One of the recent projects I’ve worked on involved processing billions of row stored in AWS S3 in terabyte size data. That was the biggest I’ve worked so far and, even though I don’t like the term, it broke through the big data barrier. Just handling the data with popular toolkits, such as scikit-learn or MXNet, created so many problems that it was easier to create our own solutions. But the biggest surprises came from places least expected.
The first surprise came from AWS EMR. With such amount of data, there is no other way than to use a large computation cluster and the EMR is quite easy to set up. Web UI is rather nicely explained and once you know what you want you can use CLI or SDK to do so programmatically. Cool, right? So what are the problems? There are plenty of things that simply don’t work as they should or are not mentioned that they work differently. The number the one-click install applications that the EMR supports is rather big and you can see some explanation for any of them. However, nowhere is mentioned that the EMR Spark is a fork of Apache Spark and thus slightly different. It comes with different default settings so the best practices for Apache Spark aren’t the same and searching for EMR Spark just doesn’t return anything. It took me a while to find out that accessing S3 should be through
s3:// or possibly through
s3n:// but it’s deprecated and slow. It also states that you shouldn’t use
s3a:// which is, in contrast, is the recommended way of doing with Apache Spark. Oh, and while I’m on the S3…
Another big surprise came from AWS S3 itself. Thinking how global and popular the service is I was surprised to learn that there are actual limitations on the connection. Ok, I wasn’t surprised that there are any, but I thought they were much bigger. According to AWS S3 documentation on Request Rate and Performance Considerations one shouldn’t exceed 100 PUT/LIST/DELETE or 300 GET requests per second. It is averaged over time so occasional bursts are Ok but do it too often and S3 is going to throttle you. Why this matters? When you are using Spark to save directly to S3, e.g.

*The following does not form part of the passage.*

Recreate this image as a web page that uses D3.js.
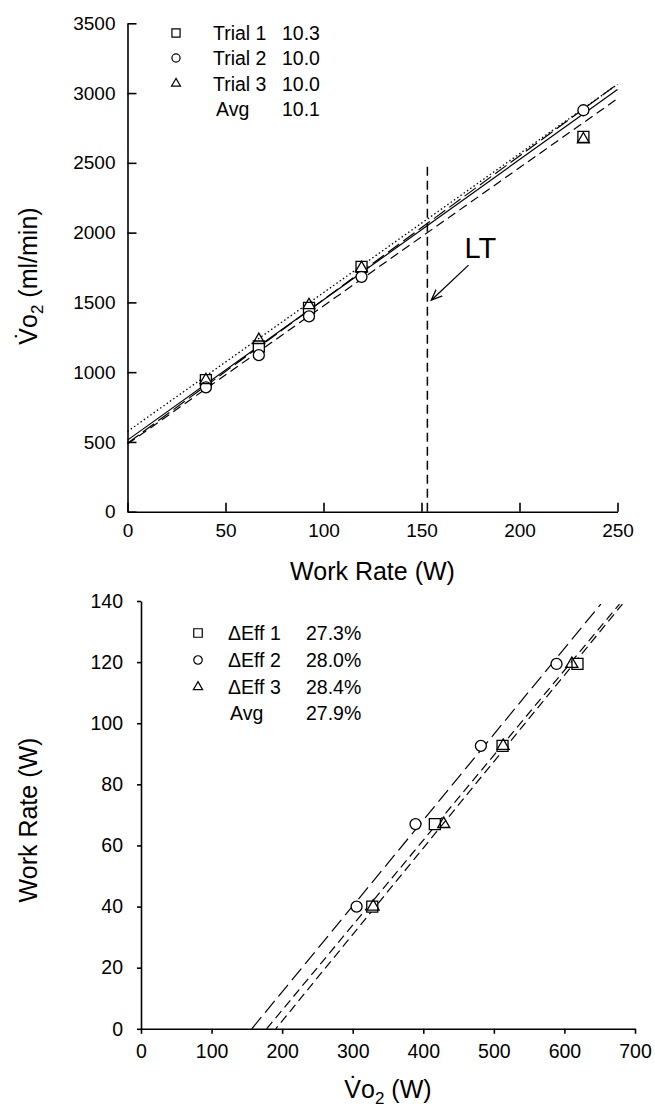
<!DOCTYPE html>
<html lang="en">
<head>
<meta charset="UTF-8">
<title>VO2 vs work rate</title>
<script src="https://cdn.jsdelivr.net/npm/d3@7"></script>
<style>
  * { margin: 0; padding: 0; }
  body { background: #fff; }
  svg { display: block; font-family: 'Liberation Sans', Arial, sans-serif; }
</style>
</head>
<body>
<svg></svg>
<script>
// top panel: VO2 (ml/min) against work rate (W)
const workRate = [40, 67, 92.6, 119.4, 232.6];
const trial1Vo2 = [943, 1184, 1460, 1755, 2686];
const trial2Vo2 = [891, 1122, 1400, 1683, 2877];
const trial3Vo2 = [943, 1230, 1480, 1745, 2668];
const topFitIntercept = [490, 485, 575, 513]; // trial 1, 2, 3, avg
const topFitSlope = [10.3, 9.9, 9.95, 10.05];
const topLegendNames = ['Trial 1', 'Trial 2', 'Trial 3', 'Avg'];
const topLegendValues = ['10.3', '10.0', '10.0', '10.1'];
const workTicks = [0, 50, 100, 150, 200, 250];
const vo2Ticks = [0, 500, 1000, 1500, 2000, 2500, 3000, 3500];
const ltWork = 153, ltTop = 2500;
const ltArrow = [[174, 1767], [155, 1516]];
const ltLabelAt = [172, 1817];

// bottom panel: work rate against VO2 expressed in W
const effWork = [40, 67, 92.6, 119.4];
const eff1Vo2 = [327.7, 416.4, 512.3, 618.5];
const eff2Vo2 = [305.5, 389, 481.6, 588.8];
const eff3Vo2 = [329, 429, 513.2, 610.5];
const effFitX0 = [178, 157, 191];
const effFitSlope = [0.278, 0.281, 0.283];
const effLegendNames = ['\u0394Eff 1', '\u0394Eff 2', '\u0394Eff 3', 'Avg'];
const effLegendValues = ['27.3%', '28.0%', '28.4%', '27.9%'];
const vo2WTicks = [0, 100, 200, 300, 400, 500, 600, 700];
const effWorkTicks = [0, 20, 40, 60, 80, 100, 120, 140];

const svg = d3.select('svg').attr('width', 655).attr('height', 1108);
const FONT = "'Liberation Sans', Arial, sans-serif";

const shapes = [d3.symbolSquare, d3.symbolCircle, d3.symbolTriangle];
const shapeSize = [121, 95, 62];
const fills = ['#fff', '#fff', 'none'];

svg.append('defs').append('marker')
    .attr('id', 'arrow')
    .attr('markerUnits', 'userSpaceOnUse')
    .attr('viewBox', '0 -6 12 12')
    .attr('refX', 11).attr('refY', 0)
    .attr('markerWidth', 12).attr('markerHeight', 12)
    .attr('orient', 'auto')
    .append('path')
    .attr('d', 'M0,-4.5L11,0L0,4.5')
    .attr('fill', 'none').attr('stroke', '#000').attr('stroke-width', 1.3);

const styleAxis = (g, size) => {
    g.attr('font-family', FONT).attr('font-size', size);
    g.selectAll('path, line').attr('stroke', '#000').attr('stroke-width', 1.6);
    g.selectAll('text').attr('fill', '#000');
};
const plain = d3.format('d');

// ---------- top chart ----------
const x1 = d3.scaleLinear().domain([0, 250]).range([127.5, 617.5]);
const y1 = d3.scaleLinear().domain([0, 3500]).range([511.7, 23.3]);

svg.append('g').attr('transform', `translate(0,${y1(0)})`)
    .call(d3.axisBottom(x1).tickValues(workTicks).tickFormat(plain)
        .tickSizeInner(-9).tickSizeOuter(0).tickPadding(12))
    .call(g => styleAxis(g, 19));
svg.append('g').attr('transform', `translate(${x1(0)},0)`)
    .call(d3.axisLeft(y1).tickValues(vo2Ticks).tickFormat(plain)
        .tickSizeInner(-9).tickSizeOuter(0).tickPadding(12))
    .call(g => styleAxis(g, 19));

const topDash = ['14,5', '9,5', '1.5,2.5', null];
topFitIntercept.forEach((b, i) => {
    const pts = [[0, b], [250, b + topFitSlope[i] * 250]];
    svg.append('path')
        .attr('d', d3.line().x(d => x1(d[0])).y(d => y1(d[1]))(pts))
        .attr('fill', 'none').attr('stroke', '#000')
        .attr('stroke-width', i === 2 ? 1.3 : 1.2)
        .attr('stroke-dasharray', topDash[i]);
});

// LT line and label
svg.append('line')
    .attr('x1', x1(ltWork)).attr('x2', x1(ltWork))
    .attr('y1', y1(0)).attr('y2', y1(ltTop))
    .attr('stroke', '#000').attr('stroke-width', 1.5).attr('stroke-dasharray', '9,5');
svg.append('line')
    .attr('x1', x1(ltArrow[0][0])).attr('y1', y1(ltArrow[0][1]))
    .attr('x2', x1(ltArrow[1][0])).attr('y2', y1(ltArrow[1][1]))
    .attr('stroke', '#000').attr('stroke-width', 1.3).attr('marker-end', 'url(#arrow)');
svg.append('text')
    .attr('x', x1(ltLabelAt[0])).attr('y', y1(ltLabelAt[1]))
    .attr('font-family', FONT).attr('font-size', 29).text('LT');

[trial1Vo2, trial2Vo2, trial3Vo2].forEach((series, i) => {
    svg.append('g').selectAll('path')
        .data(series).enter()
        .append('path')
        .attr('transform', (d, j) => `translate(${x1(workRate[j])},${y1(d)})`)
        .attr('d', d3.symbol().type(shapes[i]).size(shapeSize[i]))
        .attr('fill', fills[i]).attr('stroke', '#000').attr('stroke-width', 1.3);
});

// top legend
const topRows = [33, 58, 83.5, 109];
topLegendNames.forEach((name, i) => {
    if (i < 3) {
        svg.append('path')
            .attr('transform', `translate(176,${topRows[i]})`)
            .attr('d', d3.symbol().type(shapes[i]).size(shapeSize[i] * 0.55))
            .attr('fill', 'none').attr('stroke', '#000').attr('stroke-width', 1.2);
    }
    svg.append('text').attr('x', i < 3 ? 213 : 216).attr('y', topRows[i] + 7)
        .attr('font-family', FONT).attr('font-size', 19.5).text(name);
    svg.append('text').attr('x', 282).attr('y', topRows[i] + 7)
        .attr('font-family', FONT).attr('font-size', 19.5).text(topLegendValues[i]);
});

// top axis titles
svg.append('text')
    .attr('x', (x1(0) + x1(250)) / 2).attr('y', 580)
    .attr('text-anchor', 'middle').attr('font-family', FONT).attr('font-size', 25)
    .text('Work Rate (W)');
const vTitle = (sel, unit) => {
    sel.append('tspan').text('V\u0307o');
    sel.append('tspan').attr('font-size', 17).attr('dy', 6).text('2');
    sel.append('tspan').attr('dy', -6).text(' ' + unit);
};
svg.append('text')
    .attr('transform', 'translate(37,276) rotate(-90)')
    .attr('text-anchor', 'middle').attr('font-family', FONT).attr('font-size', 25)
    .call(s => vTitle(s, '(ml/min)'));

// ---------- bottom chart ----------
const x2 = d3.scaleLinear().domain([0, 700]).range([141, 635]);
const y2 = d3.scaleLinear().domain([0, 140]).range([1028.8, 601]);

svg.append('g').attr('transform', `translate(0,${y2(0)})`)
    .call(d3.axisBottom(x2).tickValues(vo2WTicks).tickFormat(plain)
        .tickSizeInner(5).tickSizeOuter(0).tickPadding(10))
    .call(g => styleAxis(g, 19.5));
svg.append('g').attr('transform', `translate(${x2(0)},0)`)
    .call(d3.axisLeft(y2).tickValues(effWorkTicks).tickFormat(plain)
        .tickSizeInner(4).tickSizeOuter(0).tickPadding(14))
    .call(g => styleAxis(g, 19.5));

const botDash = ['9,5', '15,6', '9,5'];
effFitX0.forEach((x0, i) => {
    const pts = [[x0, 0], [x0 + 139 / effFitSlope[i], 139]];
    svg.append('path')
        .attr('d', d3.line().x(d => x2(d[0])).y(d => y2(d[1]))(pts))
        .attr('fill', 'none').attr('stroke', '#000').attr('stroke-width', 1.2)
        .attr('stroke-dasharray', botDash[i]).attr('stroke-dashoffset', i === 2 ? 6 : 0);
});

[eff1Vo2, eff2Vo2, eff3Vo2].forEach((series, i) => {
    svg.append('g').selectAll('path')
        .data(series).enter()
        .append('path')
        .attr('transform', (d, j) => `translate(${x2(d)},${y2(effWork[j])})`)
        .attr('d', d3.symbol().type(shapes[i]).size(shapeSize[i]))
        .attr('fill', fills[i]).attr('stroke', '#000').attr('stroke-width', 1.3);
});

// bottom legend
const botRows = [633, 660, 687, 713];
effLegendNames.forEach((name, i) => {
    if (i < 3) {
        svg.append('path')
            .attr('transform', `translate(198,${botRows[i]})`)
            .attr('d', d3.symbol().type(shapes[i]).size(shapeSize[i] * 0.6))
            .attr('fill', 'none').attr('stroke', '#000').attr('stroke-width', 1.2);
    }
    svg.append('text').attr('x', i < 3 ? 228 : 230).attr('y', botRows[i] + 7)
        .attr('font-family', FONT).attr('font-size', 19.5).text(name);
    svg.append('text').attr('x', 306).attr('y', botRows[i] + 7)
        .attr('font-family', FONT).attr('font-size', 19.5).text(effLegendValues[i]);
});

svg.append('text')
    .attr('x', (x2(0) + x2(700)) / 2).attr('y', 1098)
    .attr('text-anchor', 'middle').attr('font-family', FONT).attr('font-size', 25)
    .call(s => vTitle(s, '(W)'));
svg.append('text')
    .attr('transform', 'translate(37,820) rotate(-90)')
    .attr('text-anchor', 'middle').attr('font-family', FONT).attr('font-size', 25)
    .text('Work Rate (W)');
</script>
</body>
</html>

val orders = sparkContext.parallelize(1 to 1000000)
and you are working with hundreds of executors (processes) on small tasks (batches) then you are going to query S3 a lot. Moreover, by default Spark saves output in a temporary directory and once save is done it renames and moves everything. On file system that’s almost instantaneous operation but on object storage, such as S3, this is another big read and save, and it takes a significant amount of time. Yes, this can and should be avoided by proper configuration or repartitioned to a smaller number before but learning about this the hard way is not the nicest experience. Moreover, one would expect that the integration between EMR and S3 would be smoother.
Having said all of that I need to highlight that working with Spark and Hadoop on AWS EMR is rather simple. It takes a long time to learn the nuances and proper configuration per task but once that’s done the life gets only better. One of features I’m looking forward in the future is a better integration with MXNet. Both MXNet and Tensorflow allow for nice utilization of CPU and GPU clusters so it should be a matter of time for EMR to support that out of the box, right? Hopefully. In the meantime Spark + Hadoop + Ganglia + Zeppelin seems to be all I need for big data processing pipelines.